Born in 1979, Taran Kaur Dhillon never once imagined that she’d perform on stage to a rowdy crowd of hip-hop heads. Destiny, however, had different plans for the young Indian girl who once aspired to be like her aunty dressed in a sari playing the traditional Indian harmonium.
Evolving from the good little Indian girl who didn’t argue or answer back, she is now a fire-breathing dragon spitting rhymes here there and everywhere with a punch so hard it’d knock you out from the other side of the room.
Putting those people who claim to be rappers to shame with her lyrical prowess, this village girl has shown her fans that they have no need to be afraid or worried about what others think, “as long as you have talent and passion, chase your dreams”.
Selling all 3000 copies of her first single ‘Voodoo’ this original rapper proved that music could be used a cultural crossover tool. Despite being unaccepted by both the black and Asian youth communities, Hard Kaur has always held her own and stood up for herself. Never one to shy away from controversy or a challenge, Hard Kaur still stands on stage with a microphone rapping with the ferocity of a lion, in front of a crowd of some of the harshest critics, and constantly shows that she’s got balls that most men would be proud of!
Having to move to grey, cold England after her father was tragically killed in the 1984 riots after Indira Ghandi’s death, Hard Kaur learnt never to take crap from anyone. From her first day at school where she was shunned by everyone for being a “freshie”, to lying on the floor with blood pouring down her face, and people around her just standing by and laughing, she realised that life in England was not going to be easy.
Showing a group of young black dancers that even as a traditional little Indian girl she could move her hips as well as anyone could, Hard Kaur’s proved that talent should surpass colour. This “proper fresh” (traditional Indian) girl learnt the language of her new country from listening to music ranging from The Who, The Temptations to her biggest influence, hip-hop legend, Nas. Working hard and determined to live her dream and become successful, she moved to London to study at the London School of Music.
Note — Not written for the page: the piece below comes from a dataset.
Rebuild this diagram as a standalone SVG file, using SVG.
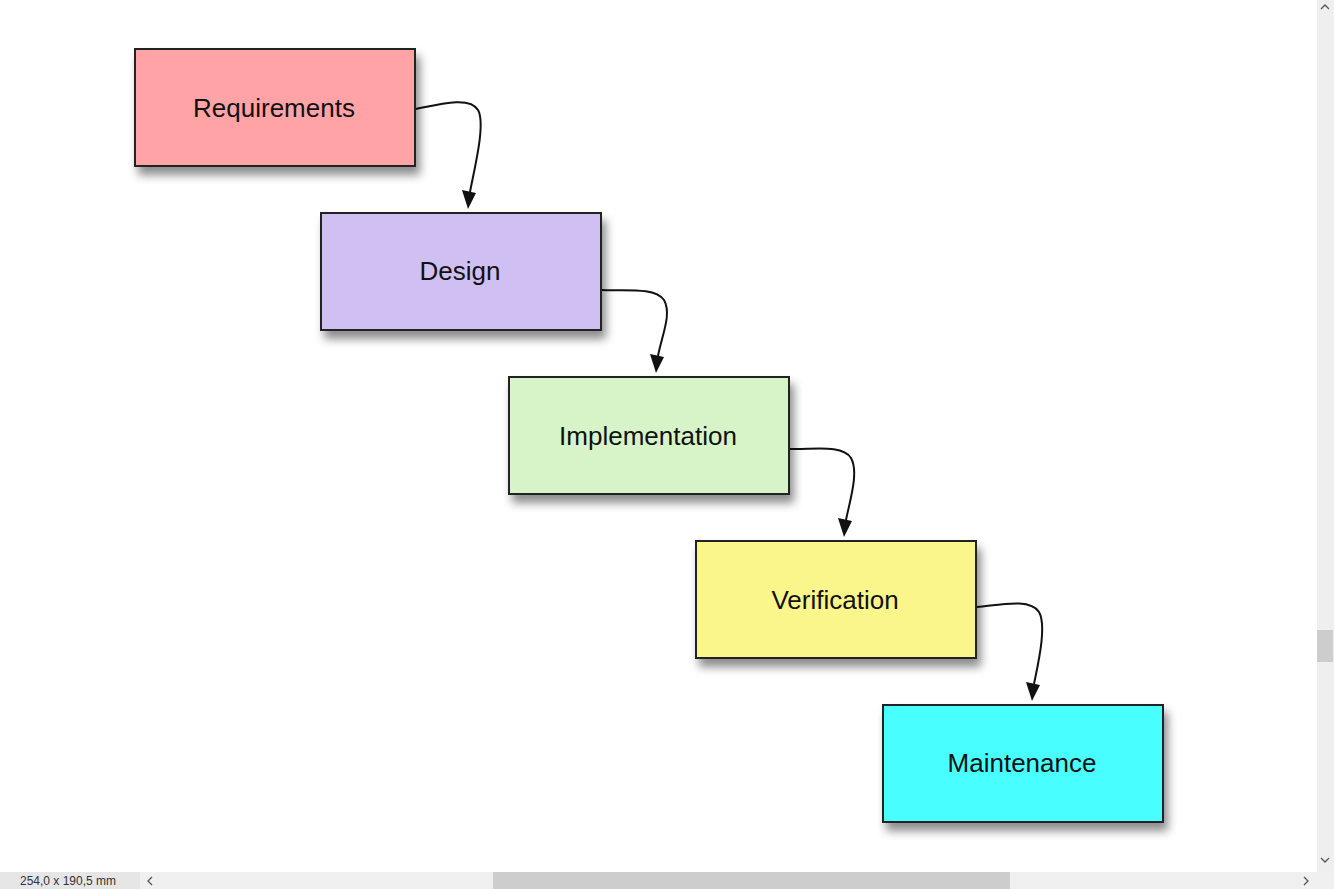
<svg xmlns="http://www.w3.org/2000/svg" width="1334" height="889" viewBox="0 0 1334 889">
<style>
.box{stroke:#222;stroke-width:2}
.lbl{font-family:"Liberation Sans",Arial,sans-serif;font-size:26px;fill:#111;text-anchor:middle;dominant-baseline:central}
.con{fill:none;stroke:#111;stroke-width:2}
.head{fill:#111}
.ui{font-family:"Liberation Sans",Arial,sans-serif;font-size:12px;fill:#333}
</style>
<defs>
<filter id="sh" x="-20%" y="-20%" width="150%" height="160%">
<feDropShadow dx="4" dy="8" stdDeviation="5" flood-color="#000" flood-opacity="0.45"/>
</filter>
</defs>
<rect width="1334" height="889" fill="#fff"/>
<g id="connectors">
<path class="con" d="M416,109 C440,104 470,96 478,110 C486,124 474,170 470,192"/>
<path class="head" d="M462,190 L476,193 L468,209 Z"/>
<path class="con" d="M602,290 C625,291 655,287 664,300 C672,314 662,335 658,356"/>
<path class="head" d="M650,354 L664,357 L656,373 Z"/>
<path class="con" d="M790,449 C812,450 842,444 851,458 C859,472 850,500 846,520"/>
<path class="head" d="M838,518 L852,521 L844,537 Z"/>
<path class="con" d="M977,607 C1000,605 1030,598 1039,612 C1047,626 1038,664 1034,684"/>
<path class="head" d="M1026,682 L1040,685 L1032,701 Z"/>
</g>
<g id="requirements">
<rect class="box" x="135" y="49" width="280" height="117" fill="#ffa3a6" filter="url(#sh)"/>
<text class="lbl" x="274" y="108">Requirements</text>
</g>
<g id="design">
<rect class="box" x="321" y="213" width="280" height="117" fill="#d0bff2" filter="url(#sh)"/>
<text class="lbl" x="460" y="271">Design</text>
</g>
<g id="implementation">
<rect class="box" x="509" y="377" width="280" height="117" fill="#d7f4c9" filter="url(#sh)"/>
<text class="lbl" x="648" y="436">Implementation</text>
</g>
<g id="verification">
<rect class="box" x="696" y="541" width="280" height="117" fill="#faf68b" filter="url(#sh)"/>
<text class="lbl" x="835" y="600">Verification</text>
</g>
<g id="maintenance">
<rect class="box" x="883" y="705" width="280" height="117" fill="#49fefe" filter="url(#sh)"/>
<text class="lbl" x="1022" y="763">Maintenance</text>
</g>
<g id="window-ui">
<rect x="1317" y="0" width="17" height="872" fill="#efefef"/>
<rect x="1317" y="630" width="16" height="32" fill="#cdcdcd"/>
<path d="M1321,9 L1325,5 L1329,9" fill="none" stroke="#555" stroke-width="1.3"/>
<path d="M1321,858 L1325,862 L1329,858" fill="none" stroke="#555" stroke-width="1.3"/>
<rect x="0" y="872" width="1334" height="17" fill="#f0f0f0"/>
<rect x="0" y="872" width="140" height="17" fill="#e6e6e6"/>
<rect x="493" y="872" width="517" height="17" fill="#cdcdcd"/>
<text class="ui" x="20" y="885">254,0 x 190,5 mm</text>
<path d="M152,877 L148,881 L152,885" fill="none" stroke="#555" stroke-width="1.3"/>
<path d="M1304,877 L1308,881 L1304,885" fill="none" stroke="#555" stroke-width="1.3"/>
</g>
</svg>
After all “you can’t be a chef if you don’t know how to cook”.
Dancing for her elders in the village back in India from the ripe age of 3, it’s no surprise that this sexy glamorous rapper extraordinaire now has her audience eating out of the palm of her hand. Not wanting to be looked at like a juicy piece of ass for the men in the industry the sexy sassy woman shaved her head and showed the men that even without them trying to get into her pants, she could make it.
And make it she did. Her first tour with Sister India took her around the world, ruffling feathers and creating waves. Spotted by The Refugee Camp (Wyclef Jean, Pras and Lauryn Hill’s crew) she was taken to America. On her return, this “loud-mouthed bit*h” made so much noise the likes of Blak Twang and Roots Manuva had to stop, sit up and take notice. Performing at huge festivals such as Glastonbury with the likes of Leftfield and Joi, and at the Anti-Nazi League with the chart topping Coldplay, Ms Dynamite and Heartless crew, Hard Kaur has shown she’s no shy retiring butterfly.
Packing a punch like Muhammad Ali’s left hand with Mr T’s bling Hard Kaur stands on stage and silences all the Mother-F*$#£rs who look at her and scoff just because she’s got breasts. Ramming microphones down her opponent’s throats she proves that skin colour and sex do no matter if you are as talented as she is. Branded a “genius” by the likes of Bobby Friction, the feisty female cross between Marilyn Monroe and Mike Tyson pollutes your ears and mind like a big red bus with her aggressive, real and emotional lyrics. “Chim Chimney” a musical masterpiece, despite it’s weirdness, made people sit up and take notice.
Who takes a popular line from a children’s film and puts it into a song? Hard Kaur does, that’s who. Opening the show for Justin Timberlake and Pharrell at the Brixton Academy, Hard Kaur proved yet again that she may only be 5 feet tall in height, but when it comes to music, she reaches up towards the sky.
The release of “Glassy” brought her to the forefront of the media, but be under no illusion that she’s new to the scene. Having been in the hardest industry in the world for 10 years, she’s making a stand for all Asian girls out there. She followed in her mother’s footsteps and broke away from the traditions and stereotypes, and so can they.
Why is she called Hard Kaur? Well, it sums up everything she is; Hard, not one to take any crap from anyone, and Kaur, a Sikh Punjabi princess.